Coming into Santa Clara University, the ethics of food production and in the food industry were the furthest things from my mind. I was solely focused on not getting lost, not losing my key, and figuring out how my body was going to survive the libations of Welcome Week. This all changed when I found out I was required to take a class called “Critical Thinking and Writing” or CTW, and one of the required books was Eating Animals by Jonathan Safran Foer. Once I bought the book and read the cover on what it was about I immediately started dreading what this class would be like.
The book, Eating Animals, appeared to be about a case for why we shouldn’t be eating any animals and should be going vegetarian/vegan. Thinking a piece PETA propaganda would
be what I was reading, discussion, and writing about for the next ten weeks made
me shudder. I was now fearing what the first day of this class would consist of and was preparing myself for the worst. Luckily the class turned out to be much more than just why one should be a vegan. Throughout two quarters we talk about many things including: the presence of factory farms, the food industry, sustainability, how to write an essay with Slant, and even issues at Santa Clara as a University. However, for me the most intriguing topic was the analysis of the culture of dishonesty in society and how it affects all of the previous topics we had discussed throughout the class.

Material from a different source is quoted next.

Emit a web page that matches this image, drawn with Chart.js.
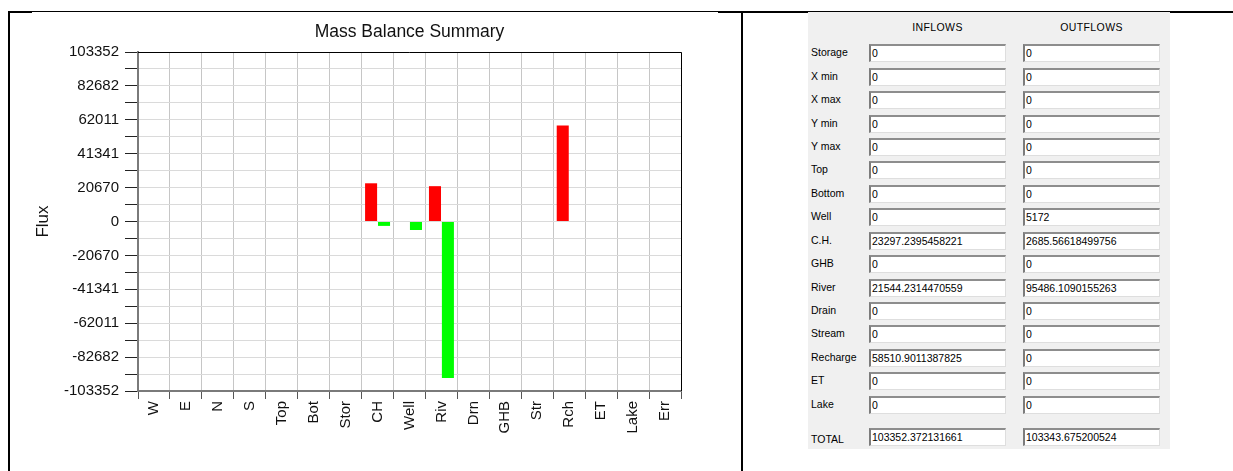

Dan Ariely is the James B. Duke Professor of Psychology and Behavioral Economics at Duke University and is the founder and director of the Center for Advanced Hindsight. His book, The (Honest) Truth About Dishonesty, examined the perceptions of dishonesty and how we are all dishonest to everyone, including ourselves. In this book, Ariely conducts multiple experiments on how we all lie every day, and comes to some startling conclusions that can be applied throughout our society. He discovers that we all cheat, and that we all still believe ourselves to be honest people despite this fact. This idea was fascinating to me and was the topic of my most recent essay.

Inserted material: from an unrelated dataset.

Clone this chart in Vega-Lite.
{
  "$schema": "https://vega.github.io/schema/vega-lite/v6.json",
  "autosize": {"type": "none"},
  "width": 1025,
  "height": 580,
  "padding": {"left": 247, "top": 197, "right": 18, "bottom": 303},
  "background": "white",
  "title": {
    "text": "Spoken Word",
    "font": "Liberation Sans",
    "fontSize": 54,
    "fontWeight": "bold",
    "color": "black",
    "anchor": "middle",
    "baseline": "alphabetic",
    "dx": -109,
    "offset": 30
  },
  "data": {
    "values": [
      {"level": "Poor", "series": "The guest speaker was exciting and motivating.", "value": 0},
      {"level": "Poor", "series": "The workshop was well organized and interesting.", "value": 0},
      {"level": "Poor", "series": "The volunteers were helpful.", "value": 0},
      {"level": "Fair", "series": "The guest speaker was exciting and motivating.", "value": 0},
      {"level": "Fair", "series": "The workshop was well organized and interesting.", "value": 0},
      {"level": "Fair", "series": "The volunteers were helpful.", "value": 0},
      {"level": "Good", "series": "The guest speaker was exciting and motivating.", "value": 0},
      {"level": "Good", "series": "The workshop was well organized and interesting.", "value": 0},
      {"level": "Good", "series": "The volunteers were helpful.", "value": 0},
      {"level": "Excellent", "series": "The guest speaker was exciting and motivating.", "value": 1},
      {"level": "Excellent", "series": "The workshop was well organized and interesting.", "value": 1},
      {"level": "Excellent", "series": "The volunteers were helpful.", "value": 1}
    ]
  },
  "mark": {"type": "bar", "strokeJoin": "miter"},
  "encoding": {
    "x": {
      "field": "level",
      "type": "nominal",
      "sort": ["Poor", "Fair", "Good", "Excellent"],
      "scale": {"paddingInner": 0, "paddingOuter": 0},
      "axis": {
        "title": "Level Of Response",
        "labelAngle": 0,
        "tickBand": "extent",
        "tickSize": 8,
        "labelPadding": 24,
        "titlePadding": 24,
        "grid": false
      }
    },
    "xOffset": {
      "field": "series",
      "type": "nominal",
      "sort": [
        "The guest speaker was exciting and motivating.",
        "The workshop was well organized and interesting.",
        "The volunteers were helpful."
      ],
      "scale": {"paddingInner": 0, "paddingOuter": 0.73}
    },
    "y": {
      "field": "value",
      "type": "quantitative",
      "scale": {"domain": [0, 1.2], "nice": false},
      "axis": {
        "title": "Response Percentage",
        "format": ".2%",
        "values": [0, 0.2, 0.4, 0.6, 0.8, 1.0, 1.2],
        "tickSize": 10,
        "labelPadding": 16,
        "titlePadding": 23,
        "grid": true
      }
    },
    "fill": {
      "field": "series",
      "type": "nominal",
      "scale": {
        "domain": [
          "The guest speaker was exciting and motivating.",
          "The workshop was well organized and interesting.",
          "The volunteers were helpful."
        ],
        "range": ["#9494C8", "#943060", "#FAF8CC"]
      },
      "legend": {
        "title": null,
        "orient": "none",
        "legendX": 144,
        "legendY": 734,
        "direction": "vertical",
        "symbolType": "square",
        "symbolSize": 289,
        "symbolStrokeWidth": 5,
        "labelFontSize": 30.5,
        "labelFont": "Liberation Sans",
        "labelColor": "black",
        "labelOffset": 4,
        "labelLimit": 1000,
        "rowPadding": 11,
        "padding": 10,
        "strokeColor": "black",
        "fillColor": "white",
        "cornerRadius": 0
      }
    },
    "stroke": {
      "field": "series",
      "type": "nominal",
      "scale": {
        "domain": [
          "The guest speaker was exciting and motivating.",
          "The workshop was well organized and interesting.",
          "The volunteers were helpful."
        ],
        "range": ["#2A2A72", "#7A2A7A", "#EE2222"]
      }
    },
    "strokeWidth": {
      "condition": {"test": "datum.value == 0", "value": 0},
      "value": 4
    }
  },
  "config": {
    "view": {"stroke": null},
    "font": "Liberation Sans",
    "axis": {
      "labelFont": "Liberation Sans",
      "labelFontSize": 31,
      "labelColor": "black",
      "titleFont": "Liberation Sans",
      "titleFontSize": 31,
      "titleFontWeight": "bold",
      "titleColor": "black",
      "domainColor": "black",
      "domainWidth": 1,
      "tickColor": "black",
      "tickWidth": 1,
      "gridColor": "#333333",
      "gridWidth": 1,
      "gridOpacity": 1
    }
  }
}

I wanted to see how this idea could be applied to something that plays an important role in my life, sports, specifically running. In the book, Ariely conducts an experiment to see how golfers perceive cheating in their sport. I wanted to use these same principles and see if they applied to my favorite sport, running. After much research, both primary and secondary (which we learned how to do thoroughly throughout CTW 1 and 2), I was able to discovering some unsettling truths about the sport I thought I knew. From an interview I conducted with Chay Weaver, a collegiate runner at Seattle University, and secondary research from sources such as the British Medical Journal and the Smithsonian, I discovered that the presence of lying and cheating that Ariely discusses in golf is also present in running. This made me realize that this idea could truly be universal, and led me to examine all of the other topics we had debated over in class the past two quarters.
As my classmates can attest, I often did get into some debates about the topics that we were discussing, and although this may have made a few of my peers a little annoyed, it was one of my favorite aspects of the class. However, after reading about Ariely’s findings I went back through the topics we had deliberated on and realized that we were all looking at the issues from the wrong angle.

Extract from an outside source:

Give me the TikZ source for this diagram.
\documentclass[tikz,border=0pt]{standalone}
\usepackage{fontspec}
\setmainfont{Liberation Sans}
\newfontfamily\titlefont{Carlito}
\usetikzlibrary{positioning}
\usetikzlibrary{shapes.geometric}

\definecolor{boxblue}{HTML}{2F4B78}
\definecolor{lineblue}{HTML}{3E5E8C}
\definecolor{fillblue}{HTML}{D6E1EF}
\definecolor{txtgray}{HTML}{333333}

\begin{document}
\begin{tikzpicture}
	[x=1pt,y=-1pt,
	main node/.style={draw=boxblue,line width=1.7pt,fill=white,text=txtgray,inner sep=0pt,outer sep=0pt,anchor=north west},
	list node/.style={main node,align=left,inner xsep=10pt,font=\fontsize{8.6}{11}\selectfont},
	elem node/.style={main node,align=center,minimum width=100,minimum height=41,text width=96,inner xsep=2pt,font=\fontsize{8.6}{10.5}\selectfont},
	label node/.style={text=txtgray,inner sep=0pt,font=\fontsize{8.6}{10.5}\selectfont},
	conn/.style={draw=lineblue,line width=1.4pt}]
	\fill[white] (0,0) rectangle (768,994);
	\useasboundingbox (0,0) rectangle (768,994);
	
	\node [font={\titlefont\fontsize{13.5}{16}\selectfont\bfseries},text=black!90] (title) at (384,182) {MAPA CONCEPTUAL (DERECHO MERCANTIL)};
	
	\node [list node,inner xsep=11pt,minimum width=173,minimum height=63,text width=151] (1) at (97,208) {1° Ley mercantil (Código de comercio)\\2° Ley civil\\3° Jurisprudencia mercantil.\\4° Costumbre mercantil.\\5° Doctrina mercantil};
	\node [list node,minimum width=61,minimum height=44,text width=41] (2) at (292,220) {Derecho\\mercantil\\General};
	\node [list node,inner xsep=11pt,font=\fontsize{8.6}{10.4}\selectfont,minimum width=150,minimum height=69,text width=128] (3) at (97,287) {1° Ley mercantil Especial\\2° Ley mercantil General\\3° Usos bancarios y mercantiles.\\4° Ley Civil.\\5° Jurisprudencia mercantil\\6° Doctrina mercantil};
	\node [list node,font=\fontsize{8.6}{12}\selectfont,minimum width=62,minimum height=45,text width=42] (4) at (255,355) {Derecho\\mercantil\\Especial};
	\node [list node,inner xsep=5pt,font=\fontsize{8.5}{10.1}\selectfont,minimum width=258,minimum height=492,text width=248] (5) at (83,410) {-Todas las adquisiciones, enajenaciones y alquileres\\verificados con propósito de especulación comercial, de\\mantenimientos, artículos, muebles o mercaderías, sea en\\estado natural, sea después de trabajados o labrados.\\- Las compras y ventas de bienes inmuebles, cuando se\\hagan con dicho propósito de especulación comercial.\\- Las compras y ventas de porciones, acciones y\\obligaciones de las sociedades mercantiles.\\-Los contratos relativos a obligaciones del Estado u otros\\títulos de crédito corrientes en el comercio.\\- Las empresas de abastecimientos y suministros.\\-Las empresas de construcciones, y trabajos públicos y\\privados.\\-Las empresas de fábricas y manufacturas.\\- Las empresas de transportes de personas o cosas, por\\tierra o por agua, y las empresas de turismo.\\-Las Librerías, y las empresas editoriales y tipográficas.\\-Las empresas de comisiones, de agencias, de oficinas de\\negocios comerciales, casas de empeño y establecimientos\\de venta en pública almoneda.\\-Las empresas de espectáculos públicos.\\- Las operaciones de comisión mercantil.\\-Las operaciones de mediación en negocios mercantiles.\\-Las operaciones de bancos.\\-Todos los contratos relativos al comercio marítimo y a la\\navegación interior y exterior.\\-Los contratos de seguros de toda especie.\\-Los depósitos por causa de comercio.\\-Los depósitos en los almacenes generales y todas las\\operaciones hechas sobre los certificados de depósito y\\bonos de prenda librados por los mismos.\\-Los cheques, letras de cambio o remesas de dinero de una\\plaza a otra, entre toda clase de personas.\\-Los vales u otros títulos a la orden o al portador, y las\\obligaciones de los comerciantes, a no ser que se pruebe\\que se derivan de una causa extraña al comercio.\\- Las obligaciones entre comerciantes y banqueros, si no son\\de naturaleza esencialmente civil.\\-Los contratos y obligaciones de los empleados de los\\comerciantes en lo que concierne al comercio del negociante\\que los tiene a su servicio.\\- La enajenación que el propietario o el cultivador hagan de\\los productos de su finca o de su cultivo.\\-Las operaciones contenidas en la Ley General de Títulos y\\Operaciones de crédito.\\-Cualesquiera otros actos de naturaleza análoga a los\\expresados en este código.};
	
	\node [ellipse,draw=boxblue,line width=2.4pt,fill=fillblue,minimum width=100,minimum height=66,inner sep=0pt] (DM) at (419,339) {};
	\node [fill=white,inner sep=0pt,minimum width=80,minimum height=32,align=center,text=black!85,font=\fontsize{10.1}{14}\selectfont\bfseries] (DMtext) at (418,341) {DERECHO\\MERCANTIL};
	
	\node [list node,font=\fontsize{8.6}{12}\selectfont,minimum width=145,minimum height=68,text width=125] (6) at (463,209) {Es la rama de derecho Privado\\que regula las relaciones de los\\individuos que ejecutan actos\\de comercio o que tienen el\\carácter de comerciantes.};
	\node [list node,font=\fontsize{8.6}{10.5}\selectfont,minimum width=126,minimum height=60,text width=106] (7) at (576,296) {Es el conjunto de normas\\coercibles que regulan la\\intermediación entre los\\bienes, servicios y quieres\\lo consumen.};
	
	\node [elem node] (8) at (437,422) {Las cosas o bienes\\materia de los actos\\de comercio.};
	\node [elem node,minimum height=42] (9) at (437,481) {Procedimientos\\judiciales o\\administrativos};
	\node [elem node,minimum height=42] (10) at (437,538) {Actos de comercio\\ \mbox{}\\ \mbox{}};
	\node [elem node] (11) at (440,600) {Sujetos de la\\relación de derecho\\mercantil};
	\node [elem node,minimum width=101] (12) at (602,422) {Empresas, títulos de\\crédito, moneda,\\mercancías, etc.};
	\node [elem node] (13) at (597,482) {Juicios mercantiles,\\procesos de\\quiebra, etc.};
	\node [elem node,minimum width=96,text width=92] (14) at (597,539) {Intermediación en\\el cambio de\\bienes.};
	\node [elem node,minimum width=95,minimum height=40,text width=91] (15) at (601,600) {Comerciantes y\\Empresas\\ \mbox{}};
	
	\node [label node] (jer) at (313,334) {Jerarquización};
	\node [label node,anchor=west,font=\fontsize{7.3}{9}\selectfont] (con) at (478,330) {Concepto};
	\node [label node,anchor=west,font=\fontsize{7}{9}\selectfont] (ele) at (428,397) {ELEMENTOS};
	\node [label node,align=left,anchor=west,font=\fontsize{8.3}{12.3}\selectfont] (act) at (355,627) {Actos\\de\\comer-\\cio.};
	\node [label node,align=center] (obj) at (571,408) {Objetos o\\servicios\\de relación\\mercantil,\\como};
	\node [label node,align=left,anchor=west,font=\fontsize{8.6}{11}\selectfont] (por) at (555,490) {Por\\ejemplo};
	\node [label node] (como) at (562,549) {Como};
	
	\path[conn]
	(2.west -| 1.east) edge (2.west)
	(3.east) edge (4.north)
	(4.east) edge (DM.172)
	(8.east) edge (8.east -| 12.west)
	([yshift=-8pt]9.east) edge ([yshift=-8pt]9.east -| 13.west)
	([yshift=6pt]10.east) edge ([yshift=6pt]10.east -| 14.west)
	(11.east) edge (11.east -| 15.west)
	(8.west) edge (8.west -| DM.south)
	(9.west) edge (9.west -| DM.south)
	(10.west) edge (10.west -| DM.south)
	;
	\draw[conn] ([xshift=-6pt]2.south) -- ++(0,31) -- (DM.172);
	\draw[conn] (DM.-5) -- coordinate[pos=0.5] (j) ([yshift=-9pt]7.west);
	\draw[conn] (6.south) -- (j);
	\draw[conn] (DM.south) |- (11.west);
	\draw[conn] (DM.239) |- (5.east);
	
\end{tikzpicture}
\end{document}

Over the last two weeks of class, we were able to go back through almost all of our previous points of disagreement and reexamine the issues with this new knowledge that Ariely presents. This changed the entire conversation, and we were able to come to many different conclusions about key issues, such as; Factory Farming and who is at fault, food advertisements spreading incorrect information, and even the prevalence of sustainability at Santa Clara University.
The subject that Ariely covers in The (Honest) Truth about Dishonesty is, in my opinion, the most important and prevalent topic discussed in CTW 1&2. With the knowledge that he shares, we can reanalyze all of the aspects of the issues discussed throughout the class. If everyone was able to understand the core message that Ariely is trying to portray in his book, then maybe we would be able to combat some of the worlds issues that we examined throughout Critical Thinking and Writing.
Ariely, Dan. “Golf.” The Honest Truth About Dishonesty. N.p.: HarperCollins, 2013. 64-65. Print.
By. “The Honest Truth About Dishonesty By Dan Ariely Book Review.” Quotes from a Book. N.p., n.d. Web. 20 Mar. 2017.
Foer, Jonathan Safran. Eating Animals. New York, Boston, London: Little, Brown, 2013. Print.